Qi
One of the most common questions I am asked by patients is “how does acupuncture work?” While there are a few different ways to answer this question, I usually explain acupuncture by discussing the concept of qi. The Chinese character for qi shows steam rising from a warm grain of rice. The substantial, yin nature of rice is heated by the warming energies of yang and together they create steam. So, qi is the result of yin and yang coming together to produce a sort of energy. In fact, qi is often translated as meaning “energy.” This, however, is only a partial explanation.

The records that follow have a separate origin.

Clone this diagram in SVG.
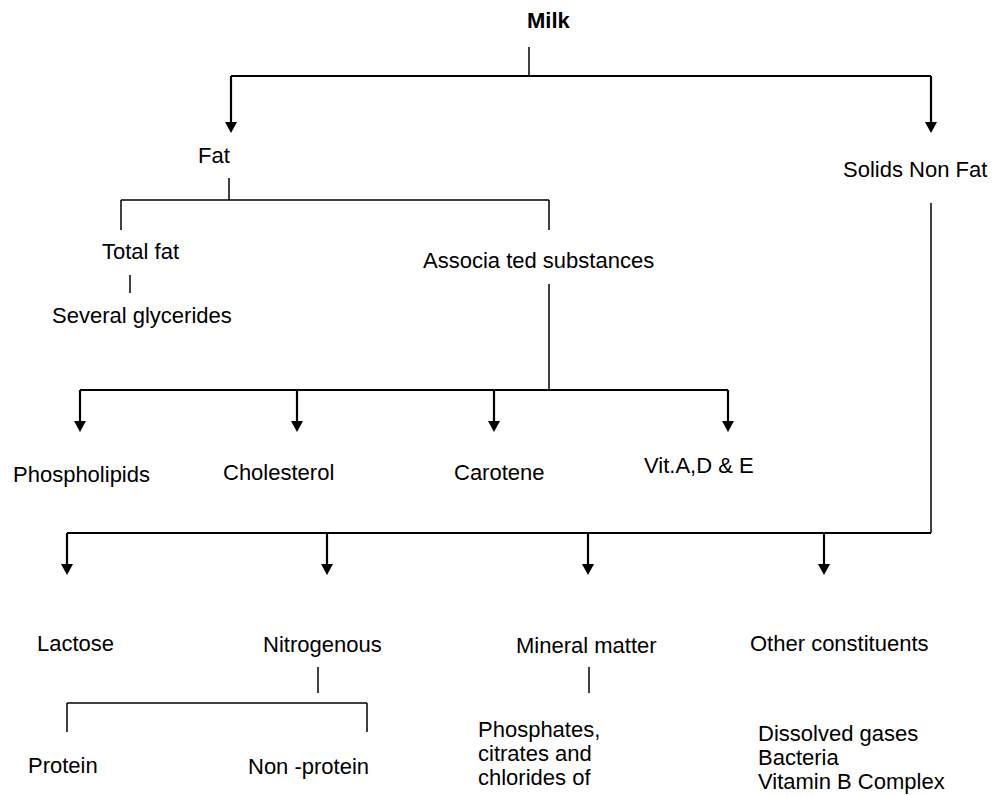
<svg xmlns="http://www.w3.org/2000/svg" width="995" height="795" viewBox="0 0 995 795">
<style>
text{font-family:"Liberation Sans",Arial,sans-serif;font-size:22px;fill:#000}
.b{font-weight:bold}
.c line{stroke:#000;stroke-width:1.5;fill:none}
.c line.t{stroke-width:2.2}
.c line.a{stroke-width:2.2;marker-end:url(#ah)}
</style>
<defs>
<marker id="ah" viewBox="0 0 11 12" refX="0" refY="6" markerWidth="11" markerHeight="12" markerUnits="userSpaceOnUse" orient="auto">
<path d="M0,0 L11,6 L0,12 z" fill="#000"/>
</marker>
</defs>
<rect width="995" height="795" fill="#fff"/>
<g class="c" id="connectors">
<line x1="529" y1="47" x2="529" y2="76"/>
<line class="t" x1="231" y1="76" x2="931" y2="76"/>
<line class="a" x1="231" y1="76" x2="231" y2="122"/>
<line class="a" x1="931" y1="76" x2="931" y2="122"/>
<line x1="229" y1="178" x2="229" y2="200"/>
<line x1="121" y1="200" x2="549" y2="200"/>
<line x1="121" y1="200" x2="121" y2="230"/>
<line x1="549" y1="200" x2="549" y2="230"/>
<line x1="130" y1="275" x2="130" y2="293"/>
<line x1="549" y1="284" x2="549" y2="390"/>
<line class="t" x1="80" y1="390" x2="728" y2="390"/>
<line class="a" x1="80" y1="390" x2="80" y2="421"/>
<line class="a" x1="297" y1="390" x2="297" y2="421"/>
<line class="a" x1="494" y1="390" x2="494" y2="421"/>
<line class="a" x1="728" y1="390" x2="728" y2="421"/>
<line x1="931" y1="203" x2="931" y2="533"/>
<line class="t" x1="67" y1="533" x2="931" y2="533"/>
<line class="a" x1="67" y1="533" x2="67" y2="564"/>
<line class="a" x1="327" y1="533" x2="327" y2="564"/>
<line class="a" x1="588" y1="533" x2="588" y2="564"/>
<line class="a" x1="824" y1="533" x2="824" y2="564"/>
<line x1="318" y1="667" x2="318" y2="693"/>
<line x1="67" y1="703" x2="367" y2="703"/>
<line x1="67" y1="703" x2="67" y2="732"/>
<line x1="367" y1="703" x2="367" y2="732"/>
<line x1="589" y1="667" x2="589" y2="693"/>
</g>
<g id="milk"><text class="b" x="527" y="28">Milk</text></g>
<g id="fat"><text x="198" y="163">Fat</text></g>
<g id="snf"><text x="843" y="177">Solids Non Fat</text></g>
<g id="totalfat"><text x="102" y="259">Total fat</text></g>
<g id="assoc"><text x="423" y="268">Associa ted substances</text></g>
<g id="glycerides"><text x="52" y="323">Several glycerides</text></g>
<g id="phospholipids"><text x="13" y="482">Phospholipids</text></g>
<g id="cholesterol"><text x="223" y="480">Cholesterol</text></g>
<g id="carotene"><text x="454" y="480">Carotene</text></g>
<g id="vitamins"><text x="644" y="473">Vit.A,D &amp; E</text></g>
<g id="lactose"><text x="37" y="651">Lactose</text></g>
<g id="nitrogenous"><text x="263" y="652">Nitrogenous</text></g>
<g id="mineral"><text x="516" y="653">Mineral matter</text></g>
<g id="other"><text x="750" y="651">Other constituents</text></g>
<g id="protein"><text x="28" y="773">Protein</text></g>
<g id="nonprotein"><text x="248" y="774">Non -protein</text></g>
<g id="phosphates"><text x="478" y="737">Phosphates,</text><text x="478" y="761">citrates and</text><text x="478" y="785">chlorides of</text></g>
<g id="dissolved"><text x="758" y="741">Dissolved gases</text><text x="758" y="765">Bacteria</text><text x="758" y="789">Vitamin B Complex</text></g>
</svg>
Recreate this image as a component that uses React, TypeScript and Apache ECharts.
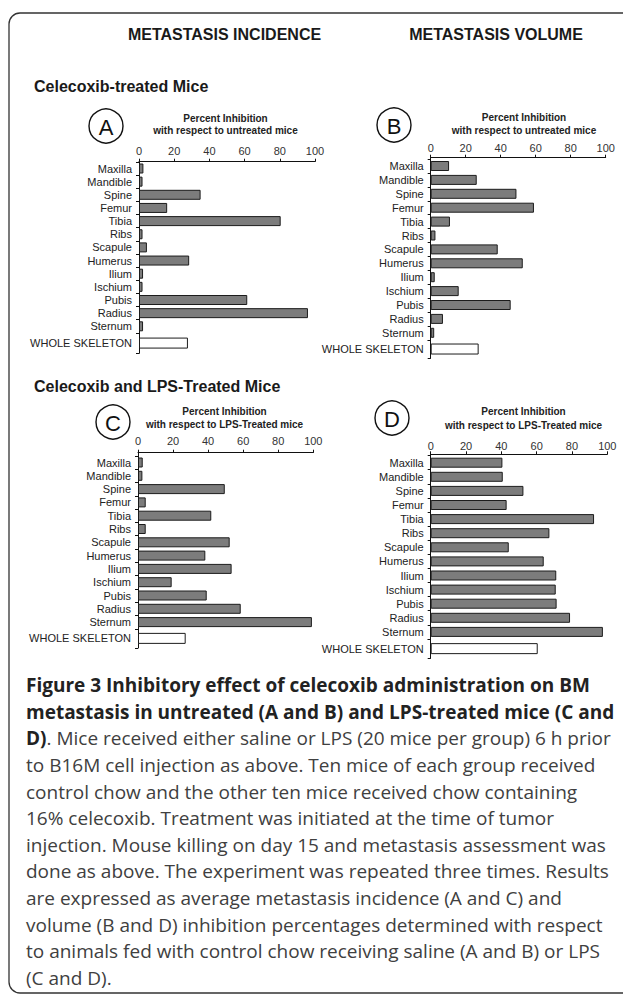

My favorite way of thinking of qi is that it is matter on the verge of energy, and energy on the verge of matter. This idea accentuates the paradoxical nature of qi. Like the elements or compounds in chemistry, things can exist in a continuum of three different states: solid, liquid or gas. For instance, water can be ice, liquid or steam. All three forms are water in different states. If you didn’t know this, you could easily believe that they are three very different things. Like ice, condensed energy is solid. Like steam, expanded energy is diffuse. The space that exists between solid and gas can be considered qi. In the tai chi symbol, more commonly referred to as the yin/yang symbol, this space is the line between yin and yang, it is where the two meet.
Acupuncture works at this place. If something in the physical body becomes too yin, it can harden or freeze and become stuck. If something becomes too yang, it can become diffuse and scattered. Acupuncture seeks to return things to a place of relative balance between these two opposing states. In the world of quantum physics, this is achieved by bringing awareness to an area in the body, known in Chinese medicine as a meridian or acupuncture point. We do this by stimulating the place with pressure, or with the insertion of a needle. In bringing this attention to a place and situation that is out of balance, it allows the qi to stabilize. It achieves and maintains this fine line between yin and yang. This stability is what we think of as good health. For thousands of years Chinese medicine has recognized that it is this place between the extremes where balance rests. When we are not stuck in an extreme set of habits, views or conditions the wisdom of the body knows how to self regulate. Our job as humans is simply to allow the body the room and conditions to settle in this place that exists between yin and yang.
It is said in Taoism that humans exist between heaven and earth. Heaven is yang energy, earth is the substantial yin, and humans are the qi that skate the line between the two bringing together the best of both worlds.